Mistake No.3: Not planning for a spouse's needs
Getting a reverse mortgage while married can have implications for your spouse if they outlive you or you have to move into long-term nursing care and they're not listed as a borrower on the loan. In the case of a home equity conversion mortgage, the U.S. Department of Housing and Urban Development (HUD) distinguishes between eligible and ineligible non-borrowing spouses.
Eligible non-borrower spouses may be able to remain in the home without having to pay anything toward the reverse mortgage if the borrower spouse moves out or passes away. Ineligible non-borrower spouses do not have this protection, meaning they would need to pay the reverse mortgage balance to remain in the home.
If you're married, it's important to consider how a reverse mortgage might affect your spouse's ability to stay in the home if they're not listed as a co-borrower. You may consider purchasing a life insurance policy and naming them as the beneficiary so they have cash available to pay the reverse mortgage balance should something happen to you.
You can't add a spouse or another family member to a reverse mortgage after you've already taken one out.
Mistake No.4: Not telling heirs about a reverse mortgage
If you plan to leave your home to your children or other heirs, failing to tell them about a reverse mortgage beforehand can result in a nasty surprise after you pass away. Again, if they cannot find the financial resources to pay off the reverse mortgage balance, they may have to sell the home. Talking to your heirs about the details of your reverse mortgage can help them to prepare a contingency plan for how to handle it after you're gone.
Establishing a life insurance policy or making a provision in your will to earmark certain assets for repayment of the reverse mortgage can help to relieve some of the financial pressure on your loved ones.
Mistake No.5: Not shopping around for a reverse mortgage
There are a number of reverse mortgage companies out there, but they're not all created equally. Before applying for a reverse mortgage, it's important to compare the options so you understand how much you might be able to withdraw from your home equity and what fees and interest rates may apply. You can shop for the best reverse mortgage companies online, and it can also be helpful to compare ratings with the Better Business Bureau (BBB) before choosing one.
What Is a Reverse Mortgage?
A reverse mortgage is a financial arrangement that allows a homeowner to withdraw equity from their homes without having to make monthly payments to a lender. Reverse mortgages are designed to help older homeowners create supplemental income, though they can have financial implications for borrowers, their spouses, and their heirs.
Can a Family Member Take Over a Reverse Mortgage?
When a reverse mortgage has been taken out, no other borrowers can be added to it. If you're married and your spouse does not meet the eligibility requirements, you may still be able to add them as an eligible or non-eligible non-borrowing spouse at the time you take out the reverse mortgage.
Can Heirs Walk Away From a Reverse Mortgage?

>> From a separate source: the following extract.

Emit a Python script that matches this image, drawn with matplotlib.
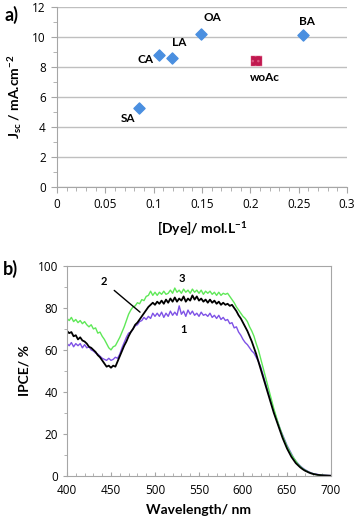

Heirs are not obligated to pay off a reverse mortgage balance. However, if they wish to retain a home they inherit that has a reverse mortgage, they'll need to pay off the balance in full to do so. Otherwise, they may need to sell the home to pay off what's owed toward the reverse mortgage.
The Bottom Line
A reverse mortgage can provide a steady stream of income to older homeowners, though it's important to understand how they work to avoid potentially costly mistakes. Talking to a reverse mortgage attorney or financial advisor can help you gain a better understanding of reverse mortgages. A reverse mortgage counselor can also help you to evaluate alternatives that may better fit your situation, such as a home equity loan or line of credit.